The first mural to go up at Fort Fringe this year was on the Hodges building, a historic structure that was relocated from across the street to make room for new construction in 2012. “We don’t usually put the word ‘Fringe’ in our murals, because it’s kind of redundant,” says Brienza, but since the mural will stay when Fringe moves to a new headquarters in Trinidad next year, she made an exception.

Brienza doesn’t want to get too sentimental about the move: “This has been awesome that we’ve been here, but we can’t stay here,” she says. “We have to remember that the future is brighter than the present.” But the “♥ Forever” sign outside Fort Fringe’s front gates? That’s coming with her when the festival vacates the lot.

Most of the building’s enduring murals were painted by Antarah Crawley, who joined Fringe in 2008 at 14 years old. “His mom dropped him off and said ‘I really want him to help out with the festival. We didn’t have interns until 2011, so we just asked him, ‘What can you do?’” says Brienza. “It’s really important to us that everything…that we put out there has been made by a person.
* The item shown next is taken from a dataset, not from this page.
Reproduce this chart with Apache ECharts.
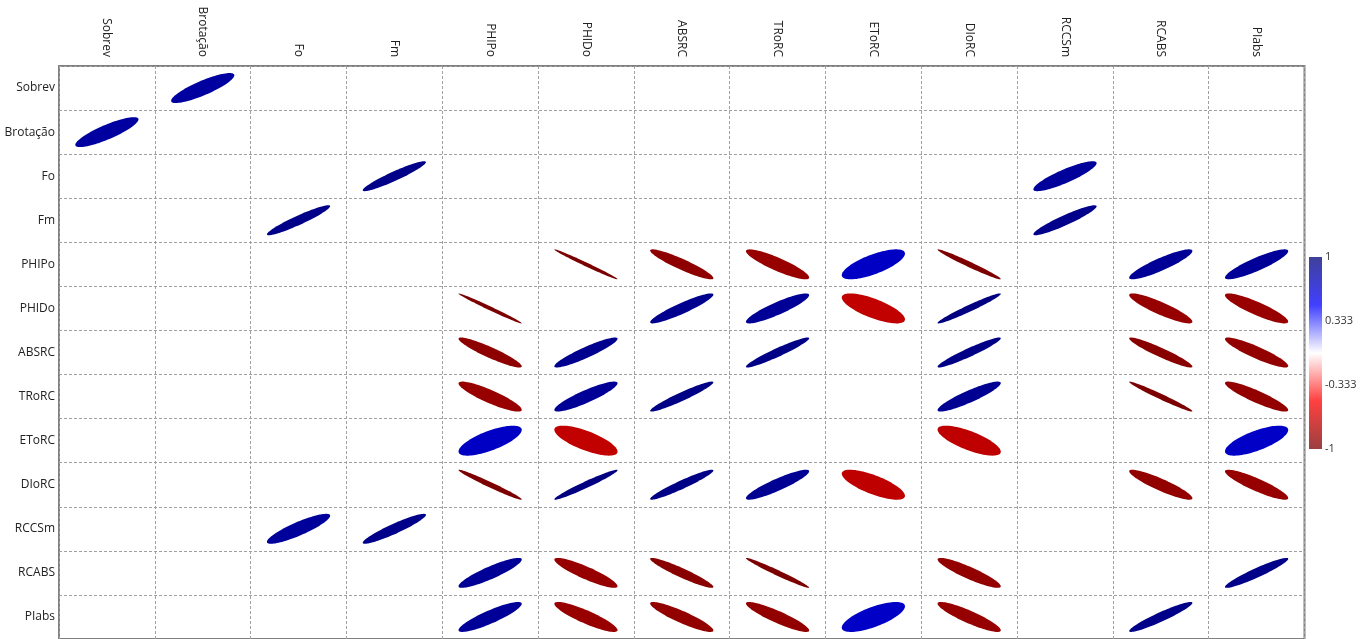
<!DOCTYPE html>
<html>
<head>
<meta charset="utf-8">
<script src="https://cdn.jsdelivr.net/npm/echarts@6/dist/echarts.min.js"></script>
<style>
  html, body { margin: 0; padding: 0; background: #fff; }
  #chart { width: 1372px; height: 639px; }
</style>
</head>
<body>
<div id="chart"></div>
<script>
// variaveis (mesma ordem nas linhas e colunas)
const variables = ['Sobrev', 'Brotação', 'Fo', 'Fm', 'PHIPo', 'PHIDo', 'ABSRC', 'TRoRC', 'EToRC', 'DIoRC', 'RCCSm', 'RCABS', 'PIabs']

// correlacoes significativas, matriz simetrica
const corrPairs = [
  ['Sobrev', 'Brotação', 0.85],
  ['Fo', 'Fm', 0.94],
  ['Fo', 'RCCSm', 0.87],
  ['Fm', 'RCCSm', 0.93],
  ['PHIPo', 'PHIDo', -0.99],
  ['PHIPo', 'ABSRC', -0.92],
  ['PHIPo', 'TRoRC', -0.88],
  ['PHIPo', 'EToRC', 0.72],
  ['PHIPo', 'DIoRC', -0.98],
  ['PHIPo', 'RCABS', 0.89],
  ['PHIPo', 'PIabs', 0.88],
  ['PHIDo', 'ABSRC', 0.92],
  ['PHIDo', 'TRoRC', 0.89],
  ['PHIDo', 'EToRC', -0.73],
  ['PHIDo', 'DIoRC', 0.97],
  ['PHIDo', 'RCABS', -0.89],
  ['PHIDo', 'PIabs', -0.88],
  ['ABSRC', 'TRoRC', 0.95],
  ['ABSRC', 'DIoRC', 0.95],
  ['ABSRC', 'RCABS', -0.94],
  ['ABSRC', 'PIabs', -0.9],
  ['TRoRC', 'DIoRC', 0.9],
  ['TRoRC', 'RCABS', -0.98],
  ['TRoRC', 'PIabs', -0.9],
  ['EToRC', 'DIoRC', -0.74],
  ['EToRC', 'PIabs', 0.71],
  ['DIoRC', 'RCABS', -0.9],
  ['DIoRC', 'PIabs', -0.89],
  ['RCABS', 'PIabs', 0.94]
]

// escala de cores de -1 a 1
const colorStops = ['#780000', '#ff0000', '#ffffff', '#0000ff', '#000078']
const colorbarLabels = ['-1', '-0.333', '0.333', '1']

const cellData = []
corrPairs.forEach(p => {
  const a = variables.indexOf(p[0])
  const b = variables.indexOf(p[1])
  cellData.push([b, a, p[2]])
  cellData.push([a, b, p[2]])
})

function renderEllipse (params, api) {
  const c = api.coord([api.value(0), api.value(1)])
  const size = api.size([1, 1])
  const r = api.value(2)
  const d = Math.acos(r)
  const sx = size[0] * 0.33
  const sy = size[1] * 0.34
  const pts = []
  for (let i = 0; i < 90; i++) {
    const t = i / 90 * Math.PI * 2
    pts.push([c[0] + sx * Math.cos(t + d / 2), c[1] - sy * Math.cos(t - d / 2)])
  }
  return {
    type: 'polygon',
    shape: { points: pts },
    style: { fill: api.visual('color') }
  }
}

function renderColorbar (params, api) {
  const cs = params.coordSys
  const stops = colorStops.slice().reverse().map((c, i) => ({ offset: i / (colorStops.length - 1), color: c }))
  return {
    type: 'rect',
    shape: { x: cs.x, y: cs.y, width: cs.width, height: cs.height },
    style: { fill: new echarts.graphic.LinearGradient(0, 0, 0, 1, stops), opacity: 0.75 }
  }
}

const labelFont = { fontFamily: 'Open Sans', fontSize: 12, color: '#222' }

const chart = echarts.init(document.getElementById('chart'))
const option = {
  animation: false,
  grid: [
    { left: 59, right: 67.5, top: 66, bottom: -2.5, show: true, borderColor: '#808080', borderWidth: 2 },
    { left: 1309, top: 257, width: 13, height: 192 }
  ],
  xAxis: [
    {
      type: 'category',
      gridIndex: 0,
      position: 'top',
      data: variables,
      axisLine: { show: false },
      axisTick: { show: false },
      axisLabel: Object.assign({ rotate: 90, margin: 9, interval: 0 }, labelFont),
      splitLine: { show: true, interval: 0, lineStyle: { color: '#a0a0a0', type: [3, 2], width: 1 } }
    },
    { type: 'value', gridIndex: 1, min: 0, max: 1, show: false }
  ],
  yAxis: [
    {
      type: 'category',
      gridIndex: 0,
      inverse: true,
      data: variables,
      axisLine: { show: false },
      axisTick: { show: false },
      axisLabel: Object.assign({ margin: 4, interval: 0 }, labelFont),
      splitLine: { show: true, interval: 0, lineStyle: { color: '#a0a0a0', type: [3, 2], width: 1 } }
    },
    {
      type: 'value',
      gridIndex: 1,
      position: 'right',
      min: 0,
      max: 3,
      interval: 1,
      axisLine: { show: false },
      axisTick: { show: false },
      splitLine: { show: false },
      axisLabel: {
        margin: 3,
        fontFamily: 'Open Sans',
        fontSize: 11,
        color: '#333',
        formatter: v => colorbarLabels[v]
      }
    }
  ],
  visualMap: {
    show: false,
    type: 'continuous',
    min: -1,
    max: 1,
    dimension: 2,
    seriesIndex: 0,
    inRange: { color: colorStops }
  },
  series: [
    {
      type: 'custom',
      xAxisIndex: 0,
      yAxisIndex: 0,
      renderItem: renderEllipse,
      data: cellData
    },
    {
      type: 'custom',
      xAxisIndex: 1,
      yAxisIndex: 1,
      renderItem: renderColorbar,
      data: [[0, 0]]
    }
  ]
}
chart.setOption(option)
</script>
</body>
</html>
Normally, a person that works here or lives in the neighborhood.”

Crawley also made a wheatpaste poster on the building next to Fort Fringe that pokes fun at “gentrifiers’ guilt.” Brienza tried to keep the tone upbeat. “We’re in a hot zone here. No one’s saying [gentrification] is bad, but you have to acknowledge what it is and be knowledgeable about it,” she says.

Brienza and Fringe COO Peter Korbel each drew half of the black-and-white line illustrations that cover the bar. “We wanted [the art] to focus on moving, but how do you do that, moving trucks?” says Brienza. “It’s also a very structured time for us, a lot of strategy going on.” The motif continues on the walls inside, the floor of the tent, and audience collateral.